(DESCRIPTION OF THE TASK):
Reproduce the data below in full and exclude every picture.

(SOURCE MATERIAL):
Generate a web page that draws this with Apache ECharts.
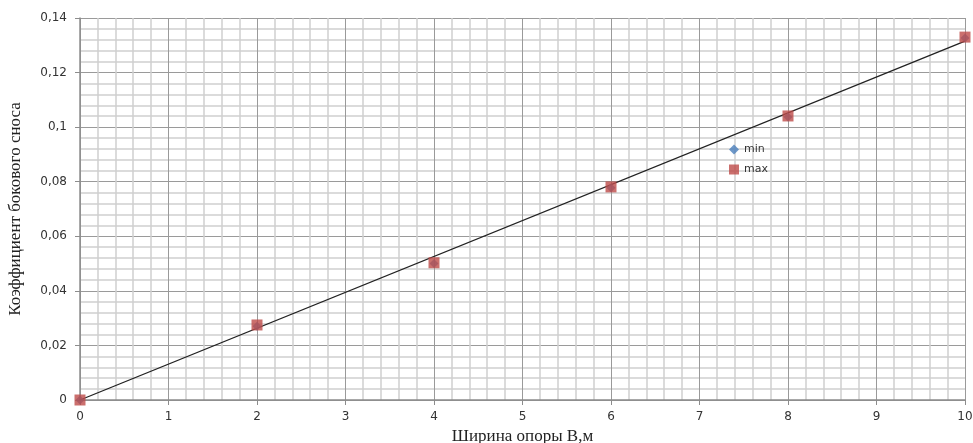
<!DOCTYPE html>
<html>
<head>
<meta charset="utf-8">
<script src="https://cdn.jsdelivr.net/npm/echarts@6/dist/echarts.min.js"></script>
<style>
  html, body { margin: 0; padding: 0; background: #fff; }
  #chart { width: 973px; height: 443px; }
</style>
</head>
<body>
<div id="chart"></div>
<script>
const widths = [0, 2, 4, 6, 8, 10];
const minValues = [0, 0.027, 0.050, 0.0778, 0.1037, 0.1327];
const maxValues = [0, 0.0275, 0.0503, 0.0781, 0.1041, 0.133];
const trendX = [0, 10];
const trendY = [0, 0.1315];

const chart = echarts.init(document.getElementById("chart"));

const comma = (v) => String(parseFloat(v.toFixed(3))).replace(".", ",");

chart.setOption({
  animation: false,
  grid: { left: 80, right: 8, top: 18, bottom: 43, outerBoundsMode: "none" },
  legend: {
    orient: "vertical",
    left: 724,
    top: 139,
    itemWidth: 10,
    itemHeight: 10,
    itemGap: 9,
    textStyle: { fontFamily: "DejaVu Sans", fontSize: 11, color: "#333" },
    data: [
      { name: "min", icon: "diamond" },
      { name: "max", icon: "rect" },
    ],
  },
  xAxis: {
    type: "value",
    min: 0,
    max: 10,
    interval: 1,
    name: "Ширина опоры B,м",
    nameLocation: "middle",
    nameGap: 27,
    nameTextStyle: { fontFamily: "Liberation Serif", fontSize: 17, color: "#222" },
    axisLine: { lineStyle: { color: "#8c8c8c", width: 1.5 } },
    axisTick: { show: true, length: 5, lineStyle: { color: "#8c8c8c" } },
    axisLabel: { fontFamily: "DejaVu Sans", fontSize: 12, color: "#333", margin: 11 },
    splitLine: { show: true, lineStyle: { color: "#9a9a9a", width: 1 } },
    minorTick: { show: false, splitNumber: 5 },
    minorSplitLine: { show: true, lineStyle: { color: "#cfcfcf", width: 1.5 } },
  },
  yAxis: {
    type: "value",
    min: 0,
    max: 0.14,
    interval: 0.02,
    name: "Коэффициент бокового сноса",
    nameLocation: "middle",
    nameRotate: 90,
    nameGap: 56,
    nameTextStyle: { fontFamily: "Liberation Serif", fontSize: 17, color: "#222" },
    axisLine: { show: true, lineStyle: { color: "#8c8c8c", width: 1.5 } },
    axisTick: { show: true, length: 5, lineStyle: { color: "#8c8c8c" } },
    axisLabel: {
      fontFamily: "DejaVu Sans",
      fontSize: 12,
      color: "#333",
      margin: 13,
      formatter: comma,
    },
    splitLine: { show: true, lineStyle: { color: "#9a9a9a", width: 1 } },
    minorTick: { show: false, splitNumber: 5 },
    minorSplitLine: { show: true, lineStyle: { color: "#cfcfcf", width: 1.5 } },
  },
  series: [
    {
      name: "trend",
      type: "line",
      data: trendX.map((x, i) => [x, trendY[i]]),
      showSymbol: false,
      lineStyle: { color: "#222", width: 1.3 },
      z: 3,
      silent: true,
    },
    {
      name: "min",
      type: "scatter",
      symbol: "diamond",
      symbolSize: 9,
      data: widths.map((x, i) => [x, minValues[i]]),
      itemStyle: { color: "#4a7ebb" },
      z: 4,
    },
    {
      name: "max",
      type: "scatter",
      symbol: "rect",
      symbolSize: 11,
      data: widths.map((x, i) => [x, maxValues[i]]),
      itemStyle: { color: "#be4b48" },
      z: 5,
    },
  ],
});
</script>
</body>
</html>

(ANSWER TO THIS PROBLEM):
Generate a web page that draws this with Apache ECharts.
<!DOCTYPE html>
<html>
<head>
<meta charset="utf-8">
<script src="https://cdn.jsdelivr.net/npm/echarts@6/dist/echarts.min.js"></script>
<style>
  html, body { margin: 0; padding: 0; background: #fff; }
  #chart { width: 973px; height: 443px; }
</style>
</head>
<body>
<div id="chart"></div>
<script>
const widths = [0, 2, 4, 6, 8, 10];
const minValues = [0, 0.027, 0.050, 0.0778, 0.1037, 0.1327];
const maxValues = [0, 0.0275, 0.0503, 0.0781, 0.1041, 0.133];
const trendX = [0, 10];
const trendY = [0, 0.1315];

const chart = echarts.init(document.getElementById("chart"));

const comma = (v) => String(parseFloat(v.toFixed(3))).replace(".", ",");

chart.setOption({
  animation: false,
  grid: { left: 80, right: 8, top: 18, bottom: 43, outerBoundsMode: "none" },
  legend: {
    orient: "vertical",
    left: 724,
    top: 139,
    itemWidth: 10,
    itemHeight: 10,
    itemGap: 9,
    textStyle: { fontFamily: "DejaVu Sans", fontSize: 11, color: "#333" },
    data: [
      { name: "min", icon: "diamond" },
      { name: "max", icon: "rect" },
    ],
  },
  xAxis: {
    type: "value",
    min: 0,
    max: 10,
    interval: 1,
    name: "Ширина опоры B,м",
    nameLocation: "middle",
    nameGap: 27,
    nameTextStyle: { fontFamily: "Liberation Serif", fontSize: 17, color: "#222" },
    axisLine: { lineStyle: { color: "#8c8c8c", width: 1.5 } },
    axisTick: { show: true, length: 5, lineStyle: { color: "#8c8c8c" } },
    axisLabel: { fontFamily: "DejaVu Sans", fontSize: 12, color: "#333", margin: 11 },
    splitLine: { show: true, lineStyle: { color: "#9a9a9a", width: 1 } },
    minorTick: { show: false, splitNumber: 5 },
    minorSplitLine: { show: true, lineStyle: { color: "#cfcfcf", width: 1.5 } },
  },
  yAxis: {
    type: "value",
    min: 0,
    max: 0.14,
    interval: 0.02,
    name: "Коэффициент бокового сноса",
    nameLocation: "middle",
    nameRotate: 90,
    nameGap: 56,
    nameTextStyle: { fontFamily: "Liberation Serif", fontSize: 17, color: "#222" },
    axisLine: { show: true, lineStyle: { color: "#8c8c8c", width: 1.5 } },
    axisTick: { show: true, length: 5, lineStyle: { color: "#8c8c8c" } },
    axisLabel: {
      fontFamily: "DejaVu Sans",
      fontSize: 12,
      color: "#333",
      margin: 13,
      formatter: comma,
    },
    splitLine: { show: true, lineStyle: { color: "#9a9a9a", width: 1 } },
    minorTick: { show: false, splitNumber: 5 },
    minorSplitLine: { show: true, lineStyle: { color: "#cfcfcf", width: 1.5 } },
  },
  series: [
    {
      name: "trend",
      type: "line",
      data: trendX.map((x, i) => [x, trendY[i]]),
      showSymbol: false,
      lineStyle: { color: "#222", width: 1.3 },
      z: 3,
      silent: true,
    },
    {
      name: "min",
      type: "scatter",
      symbol: "diamond",
      symbolSize: 9,
      data: widths.map((x, i) => [x, minValues[i]]),
      itemStyle: { color: "#4a7ebb" },
      z: 4,
    },
    {
      name: "max",
      type: "scatter",
      symbol: "rect",
      symbolSize: 11,
      data: widths.map((x, i) => [x, maxValues[i]]),
      itemStyle: { color: "#be4b48" },
      z: 5,
    },
  ],
});
</script>
</body>
</html>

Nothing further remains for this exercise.